§ **TASK PROMPT**: Only the lines from the top of the listing below to the line that has "292, 194, 0]" should be echoed, with both ends kept and pictures left out.

§ **AVAILABLE DATA**:
════════════════

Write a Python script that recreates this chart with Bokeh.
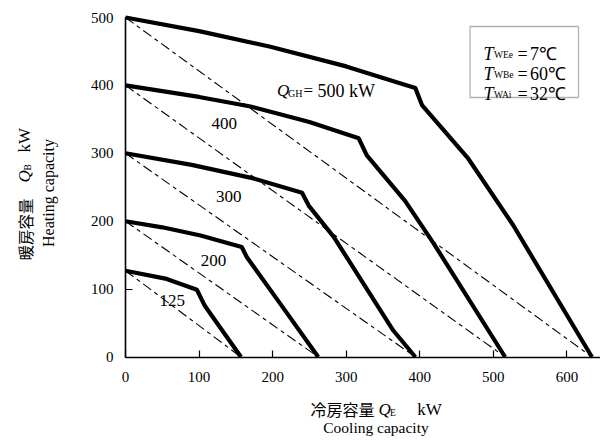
import math
from bokeh.plotting import figure
from bokeh.models import Label, BoxAnnotation, FixedTicker
from bokeh.embed import file_html
from bokeh.resources import INLINE

# ---------------- data ----------------
x_ticks = [0, 100, 200, 300, 400, 500, 600]
y_ticks = [0, 100, 200, 300, 400, 500]

qe_125 = [0, 56, 97, 108, 157]
qb_125 = [127, 115, 99, 75, 0]

qe_200 = [0, 50, 102, 158, 165, 210, 262]
qb_200 = [200, 191, 179, 162, 147, 79, 0]

qe_300 = [0, 90, 174, 240, 249, 283, 364, 394]
qb_300 = [300, 283, 263, 242, 223, 177, 39, 0]

qe_400 = [0, 100, 170, 250, 317, 328, 380, 419, 516]
qb_400 = [400, 383, 369, 346, 322, 297, 230, 167, 0]

qe_500 = [0, 100, 197, 300, 373, 394, 403, 466, 527, 634]
qb_500 = [500, 480, 457, 428, 403, 396, 371, 292, 194, 0]

curve_names = ["125", "200", "300", "400", "500"]
curves_qe = [qe_125, qe_200, qe_300, qe_400, qe_500]
curves_qb = [qb_125, qb_200, qb_300, qb_400, qb_500]

cond_names = ["WEe", "WBe", "WAi"]
cond_values = ["7℃", "60℃", "32℃"]

# ---------------- layout: frame covers the whole canvas ----------------
W, H = 600, 440
X0PX, XS = 125.0, 0.7357    # pixel of Qe=0, pixels per kW
Y0PX, YS = 356.5, 0.679     # pixel of Qb=0, pixels per kW

p = figure(width=W, height=H,
           x_range=(-X0PX / XS, (W - X0PX) / XS),
           y_range=((Y0PX - H) / YS, Y0PX / YS),
           output_backend="svg", toolbar_location=None, title=None,
           min_border=0)
p.outline_line_color = None
p.grid.grid_line_color = None
p.background_fill_color = "white"
p.border_fill_color = "white"

for ax in (p.xaxis[0], p.yaxis[0]):
    ax.fixed_location = 0
    ax.axis_line_color = "black"
    ax.axis_line_width = 1.6
    ax.major_tick_in = 7
    ax.major_tick_out = 0
    ax.major_tick_line_width = 1.2
    ax.minor_tick_line_color = None
    ax.major_label_text_font = "Liberation Serif"
    ax.major_label_text_font_size = "15px"
    ax.major_label_text_color = "black"
p.xaxis.ticker = FixedTicker(ticks=x_ticks)
p.yaxis.ticker = FixedTicker(ticks=y_ticks)
p.xaxis.major_label_standoff = 15
p.yaxis.major_label_standoff = 12
p.yaxis.bounds = (0, 500)
p.xaxis.bounds = (0, 650)


def dx(px):
    return (px - X0PX) / XS


def dy(py):
    return (Y0PX - py) / YS


# dashed reference lines from (0, Q) to (Qe_end, 0)
for qe, qb in zip(curves_qe, curves_qb):
    p.line([0, qe[-1]], [qb[0], 0], line_color="black", line_width=1.1,
           line_dash="10 4 4 4")

# bold curves
for qe, qb in zip(curves_qe, curves_qb):
    p.line(qe, qb, line_color="black", line_width=4.2, line_join="round")


def add_text(px, py, text, size, font="Liberation Serif", style="normal",
             align="left", baseline="middle", angle=0.0):
    p.add_layout(Label(x=dx(px), y=dy(py), text=text, text_font=font,
                       text_font_size=f"{size}px", text_font_style=style,
                       text_align=align, text_baseline=baseline,
                       text_color="black", angle=angle))


# curve labels
label_pos = {"125": (171.7, 300), "200": (213, 260), "300": (228.3, 196.3),
             "400": (223.7, 122.5)}
for name in curve_names[:-1]:
    px, py = label_pos[name]
    add_text(px, py, name, 17, align="center")

# Q_GH = 500 kW
add_text(276.5, 90, "Q", 17, style="italic")
add_text(287.5, 93, "GH", 10)
add_text(303, 90, "=", 17)
add_text(317, 90, curve_names[-1] + " kW", 18)

# condition box
p.add_layout(BoxAnnotation(left=dx(469.5), right=dx(578), top=dy(26),
                           bottom=dy(97), fill_alpha=0, line_color="black",
                           line_width=1.3))
for i, (nm, val) in enumerate(zip(cond_names, cond_values)):
    base = 53 + 20 * i
    add_text(483, base, "T", 18, style="italic", baseline="alphabetic")
    add_text(493.5, base + 1, nm, 9.5, baseline="alphabetic")
    add_text(517, base, "=", 18, baseline="alphabetic")
    add_text(529.5, base, val, 18, baseline="alphabetic")

# x axis label
add_text(310, 408, "冷房容量", 16, font="Noto Sans CJK JP")
add_text(378, 409, "Q", 17, style="italic")
add_text(389.5, 412, "E", 9.5)
add_text(416.7, 409, "kW", 17)
add_text(375.5, 427, "Cooling capacity", 15.5, align="center")

# y axis label (rotated)
a = math.pi / 2
add_text(24, 260, "暖房容量", 15.5, font="Noto Sans CJK JP", angle=a)
add_text(24, 182, "Q", 17, style="italic", angle=a)
add_text(27, 170, "B", 9.5, angle=a)
add_text(24, 152, "kW", 17, angle=a)
add_text(47.5, 192.5, "Heating capacity", 16, align="center", angle=a)

open("out.html", "w").write(file_html(p, INLINE))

════════════════

§ **COMPLETE ANSWER**:
Write a Python script that recreates this chart with Bokeh.
import math
from bokeh.plotting import figure
from bokeh.models import Label, BoxAnnotation, FixedTicker
from bokeh.embed import file_html
from bokeh.resources import INLINE

# ---------------- data ----------------
x_ticks = [0, 100, 200, 300, 400, 500, 600]
y_ticks = [0, 100, 200, 300, 400, 500]

qe_125 = [0, 56, 97, 108, 157]
qb_125 = [127, 115, 99, 75, 0]

qe_200 = [0, 50, 102, 158, 165, 210, 262]
qb_200 = [200, 191, 179, 162, 147, 79, 0]

qe_300 = [0, 90, 174, 240, 249, 283, 364, 394]
qb_300 = [300, 283, 263, 242, 223, 177, 39, 0]

qe_400 = [0, 100, 170, 250, 317, 328, 380, 419, 516]
qb_400 = [400, 383, 369, 346, 322, 297, 230, 167, 0]

qe_500 = [0, 100, 197, 300, 373, 394, 403, 466, 527, 634]
qb_500 = [500, 480, 457, 428, 403, 396, 371, 292, 194, 0]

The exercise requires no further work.